--- BEGIN ---
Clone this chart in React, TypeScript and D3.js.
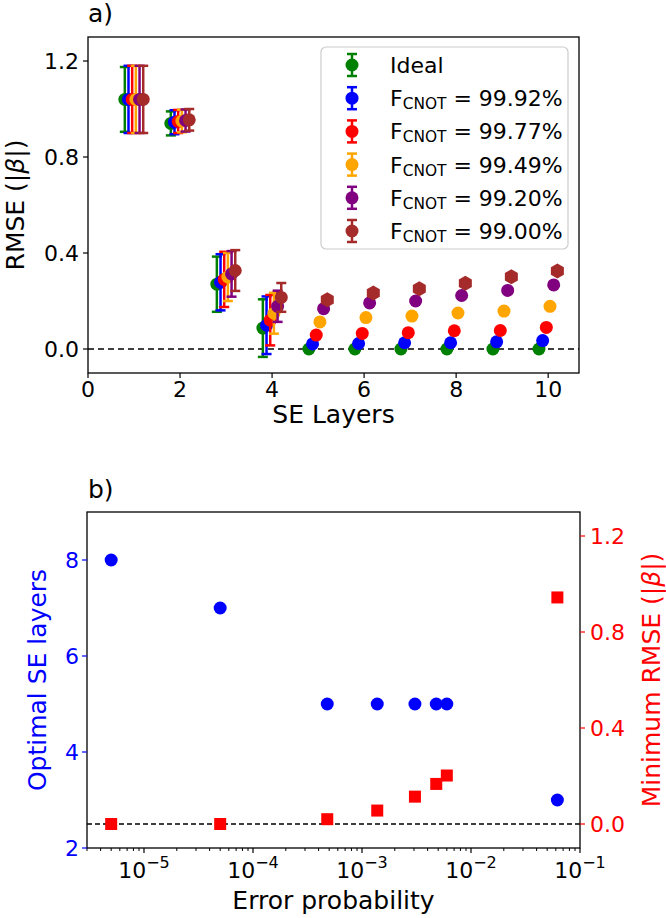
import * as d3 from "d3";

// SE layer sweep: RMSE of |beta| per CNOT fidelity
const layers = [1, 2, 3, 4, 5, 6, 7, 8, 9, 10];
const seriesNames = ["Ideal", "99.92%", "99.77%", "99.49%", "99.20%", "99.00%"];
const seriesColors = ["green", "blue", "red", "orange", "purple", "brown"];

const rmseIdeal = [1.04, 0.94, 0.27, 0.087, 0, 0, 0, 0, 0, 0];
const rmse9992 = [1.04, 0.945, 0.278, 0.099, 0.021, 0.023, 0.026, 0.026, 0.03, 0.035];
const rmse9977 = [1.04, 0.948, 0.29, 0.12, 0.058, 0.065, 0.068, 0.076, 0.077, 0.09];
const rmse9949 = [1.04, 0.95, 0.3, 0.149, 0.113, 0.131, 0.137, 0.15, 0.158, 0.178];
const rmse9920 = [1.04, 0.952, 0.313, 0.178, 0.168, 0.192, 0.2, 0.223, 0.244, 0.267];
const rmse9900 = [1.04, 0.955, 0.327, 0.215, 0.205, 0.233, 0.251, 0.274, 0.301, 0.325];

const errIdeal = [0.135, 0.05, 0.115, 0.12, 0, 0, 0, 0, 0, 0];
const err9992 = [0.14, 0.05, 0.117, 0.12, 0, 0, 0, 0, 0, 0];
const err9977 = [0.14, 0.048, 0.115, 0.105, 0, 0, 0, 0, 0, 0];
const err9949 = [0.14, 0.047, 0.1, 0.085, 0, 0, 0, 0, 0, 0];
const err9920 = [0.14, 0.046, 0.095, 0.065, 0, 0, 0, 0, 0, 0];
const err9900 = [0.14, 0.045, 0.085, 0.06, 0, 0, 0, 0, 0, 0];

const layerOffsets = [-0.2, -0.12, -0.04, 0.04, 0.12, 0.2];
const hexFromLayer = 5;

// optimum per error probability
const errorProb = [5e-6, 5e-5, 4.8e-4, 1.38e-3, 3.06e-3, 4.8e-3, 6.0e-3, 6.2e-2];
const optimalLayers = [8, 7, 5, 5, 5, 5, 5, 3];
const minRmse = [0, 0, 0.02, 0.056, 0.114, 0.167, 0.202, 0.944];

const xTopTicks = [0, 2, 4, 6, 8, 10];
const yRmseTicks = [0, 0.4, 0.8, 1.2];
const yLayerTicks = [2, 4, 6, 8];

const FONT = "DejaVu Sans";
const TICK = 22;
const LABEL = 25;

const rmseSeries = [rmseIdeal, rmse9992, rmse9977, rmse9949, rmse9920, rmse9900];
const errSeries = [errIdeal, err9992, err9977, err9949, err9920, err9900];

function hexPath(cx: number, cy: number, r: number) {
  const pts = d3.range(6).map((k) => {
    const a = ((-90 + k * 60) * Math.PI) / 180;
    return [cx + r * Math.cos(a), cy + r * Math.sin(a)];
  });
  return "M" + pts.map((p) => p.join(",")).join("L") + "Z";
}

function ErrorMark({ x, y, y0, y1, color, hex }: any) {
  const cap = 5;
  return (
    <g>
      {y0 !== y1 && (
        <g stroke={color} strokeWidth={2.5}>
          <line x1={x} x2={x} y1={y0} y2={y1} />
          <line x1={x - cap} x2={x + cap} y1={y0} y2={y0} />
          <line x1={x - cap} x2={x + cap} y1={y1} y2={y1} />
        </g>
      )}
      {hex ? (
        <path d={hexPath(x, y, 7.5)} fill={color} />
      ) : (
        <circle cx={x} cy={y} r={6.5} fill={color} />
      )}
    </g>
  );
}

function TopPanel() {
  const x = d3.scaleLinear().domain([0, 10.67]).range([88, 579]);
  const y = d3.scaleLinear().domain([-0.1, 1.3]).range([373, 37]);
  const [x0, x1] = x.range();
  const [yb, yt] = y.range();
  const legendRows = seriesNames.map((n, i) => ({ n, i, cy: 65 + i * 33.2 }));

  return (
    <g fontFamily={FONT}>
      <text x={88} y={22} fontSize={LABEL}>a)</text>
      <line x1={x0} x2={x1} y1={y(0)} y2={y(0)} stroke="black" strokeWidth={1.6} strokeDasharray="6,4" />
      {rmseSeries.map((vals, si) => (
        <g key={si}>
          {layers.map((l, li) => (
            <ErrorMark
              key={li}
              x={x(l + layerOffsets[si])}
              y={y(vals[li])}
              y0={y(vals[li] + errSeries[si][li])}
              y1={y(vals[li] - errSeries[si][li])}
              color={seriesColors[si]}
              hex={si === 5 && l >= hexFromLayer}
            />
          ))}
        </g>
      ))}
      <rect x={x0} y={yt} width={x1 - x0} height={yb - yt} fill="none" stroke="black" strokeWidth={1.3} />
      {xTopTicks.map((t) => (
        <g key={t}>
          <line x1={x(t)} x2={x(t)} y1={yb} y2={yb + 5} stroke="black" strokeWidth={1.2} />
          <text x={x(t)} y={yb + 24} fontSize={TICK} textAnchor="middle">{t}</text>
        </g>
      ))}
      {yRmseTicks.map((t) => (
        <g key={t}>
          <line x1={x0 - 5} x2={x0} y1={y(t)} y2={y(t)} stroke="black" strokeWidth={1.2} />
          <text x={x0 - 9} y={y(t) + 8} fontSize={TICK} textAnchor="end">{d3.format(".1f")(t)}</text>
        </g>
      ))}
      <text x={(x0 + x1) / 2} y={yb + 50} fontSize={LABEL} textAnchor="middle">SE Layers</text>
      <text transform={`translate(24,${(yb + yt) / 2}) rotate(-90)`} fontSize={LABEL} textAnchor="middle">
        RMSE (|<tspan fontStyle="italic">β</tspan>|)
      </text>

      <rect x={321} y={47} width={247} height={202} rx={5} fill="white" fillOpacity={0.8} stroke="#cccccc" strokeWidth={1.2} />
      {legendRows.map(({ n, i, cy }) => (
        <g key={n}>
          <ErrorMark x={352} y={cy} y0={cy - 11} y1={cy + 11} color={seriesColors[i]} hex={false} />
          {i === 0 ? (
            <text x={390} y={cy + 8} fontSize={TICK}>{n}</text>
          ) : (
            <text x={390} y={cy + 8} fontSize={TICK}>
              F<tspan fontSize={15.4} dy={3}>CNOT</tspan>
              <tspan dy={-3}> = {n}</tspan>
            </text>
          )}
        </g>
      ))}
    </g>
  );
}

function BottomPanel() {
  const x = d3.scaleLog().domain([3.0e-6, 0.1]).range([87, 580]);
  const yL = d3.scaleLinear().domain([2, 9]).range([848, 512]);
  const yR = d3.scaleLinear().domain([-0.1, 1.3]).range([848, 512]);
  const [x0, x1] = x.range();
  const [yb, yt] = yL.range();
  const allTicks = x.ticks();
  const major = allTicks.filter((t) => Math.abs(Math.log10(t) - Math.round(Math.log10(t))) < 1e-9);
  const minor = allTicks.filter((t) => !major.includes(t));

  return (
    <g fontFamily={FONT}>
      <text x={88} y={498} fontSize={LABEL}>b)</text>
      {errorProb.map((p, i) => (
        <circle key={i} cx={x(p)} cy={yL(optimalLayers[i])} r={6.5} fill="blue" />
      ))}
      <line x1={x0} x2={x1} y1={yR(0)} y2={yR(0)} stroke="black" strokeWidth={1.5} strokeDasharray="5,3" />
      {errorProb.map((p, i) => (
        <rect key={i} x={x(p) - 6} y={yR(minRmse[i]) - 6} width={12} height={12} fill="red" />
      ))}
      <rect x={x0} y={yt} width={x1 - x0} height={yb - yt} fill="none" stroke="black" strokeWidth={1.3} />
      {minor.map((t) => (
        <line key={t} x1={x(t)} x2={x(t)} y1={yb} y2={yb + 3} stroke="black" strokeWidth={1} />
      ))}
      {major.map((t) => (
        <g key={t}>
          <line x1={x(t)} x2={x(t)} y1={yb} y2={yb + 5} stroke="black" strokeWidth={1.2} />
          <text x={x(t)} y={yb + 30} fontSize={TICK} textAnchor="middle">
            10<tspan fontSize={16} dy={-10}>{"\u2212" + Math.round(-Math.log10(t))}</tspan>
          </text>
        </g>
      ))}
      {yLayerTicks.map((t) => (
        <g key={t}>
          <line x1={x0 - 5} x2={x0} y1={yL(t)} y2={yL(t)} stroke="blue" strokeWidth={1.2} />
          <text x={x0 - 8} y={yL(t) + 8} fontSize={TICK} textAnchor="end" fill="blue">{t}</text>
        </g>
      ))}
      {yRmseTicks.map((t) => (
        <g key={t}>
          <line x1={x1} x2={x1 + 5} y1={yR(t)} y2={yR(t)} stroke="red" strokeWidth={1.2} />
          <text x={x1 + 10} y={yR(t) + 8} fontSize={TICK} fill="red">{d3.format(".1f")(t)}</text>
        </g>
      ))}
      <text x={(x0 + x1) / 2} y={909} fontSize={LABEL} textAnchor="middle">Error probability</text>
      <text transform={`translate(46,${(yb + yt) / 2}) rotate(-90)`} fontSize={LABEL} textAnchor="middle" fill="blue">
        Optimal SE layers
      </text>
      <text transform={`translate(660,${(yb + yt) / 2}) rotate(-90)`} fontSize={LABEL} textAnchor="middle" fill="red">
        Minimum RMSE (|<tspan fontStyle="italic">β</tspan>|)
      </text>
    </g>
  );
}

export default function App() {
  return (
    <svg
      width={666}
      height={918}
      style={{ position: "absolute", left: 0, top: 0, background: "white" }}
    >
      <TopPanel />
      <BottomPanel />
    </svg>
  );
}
--- END ---
■ **Directive**
Go from the first line of the listing to the line holding "0.06, 0, 0, 0, 0, 0, 0];" and, please, transcribe those lines exactly, both included, with no pictures.

■ **Problem solution**
Clone this chart in React, TypeScript and D3.js.
import * as d3 from "d3";

// SE layer sweep: RMSE of |beta| per CNOT fidelity
const layers = [1, 2, 3, 4, 5, 6, 7, 8, 9, 10];
const seriesNames = ["Ideal", "99.92%", "99.77%", "99.49%", "99.20%", "99.00%"];
const seriesColors = ["green", "blue", "red", "orange", "purple", "brown"];

const rmseIdeal = [1.04, 0.94, 0.27, 0.087, 0, 0, 0, 0, 0, 0];
const rmse9992 = [1.04, 0.945, 0.278, 0.099, 0.021, 0.023, 0.026, 0.026, 0.03, 0.035];
const rmse9977 = [1.04, 0.948, 0.29, 0.12, 0.058, 0.065, 0.068, 0.076, 0.077, 0.09];
const rmse9949 = [1.04, 0.95, 0.3, 0.149, 0.113, 0.131, 0.137, 0.15, 0.158, 0.178];
const rmse9920 = [1.04, 0.952, 0.313, 0.178, 0.168, 0.192, 0.2, 0.223, 0.244, 0.267];
const rmse9900 = [1.04, 0.955, 0.327, 0.215, 0.205, 0.233, 0.251, 0.274, 0.301, 0.325];

const errIdeal = [0.135, 0.05, 0.115, 0.12, 0, 0, 0, 0, 0, 0];
const err9992 = [0.14, 0.05, 0.117, 0.12, 0, 0, 0, 0, 0, 0];
const err9977 = [0.14, 0.048, 0.115, 0.105, 0, 0, 0, 0, 0, 0];
const err9949 = [0.14, 0.047, 0.1, 0.085, 0, 0, 0, 0, 0, 0];
const err9920 = [0.14, 0.046, 0.095, 0.065, 0, 0, 0, 0, 0, 0];
const err9900 = [0.14, 0.045, 0.085, 0.06, 0, 0, 0, 0, 0, 0];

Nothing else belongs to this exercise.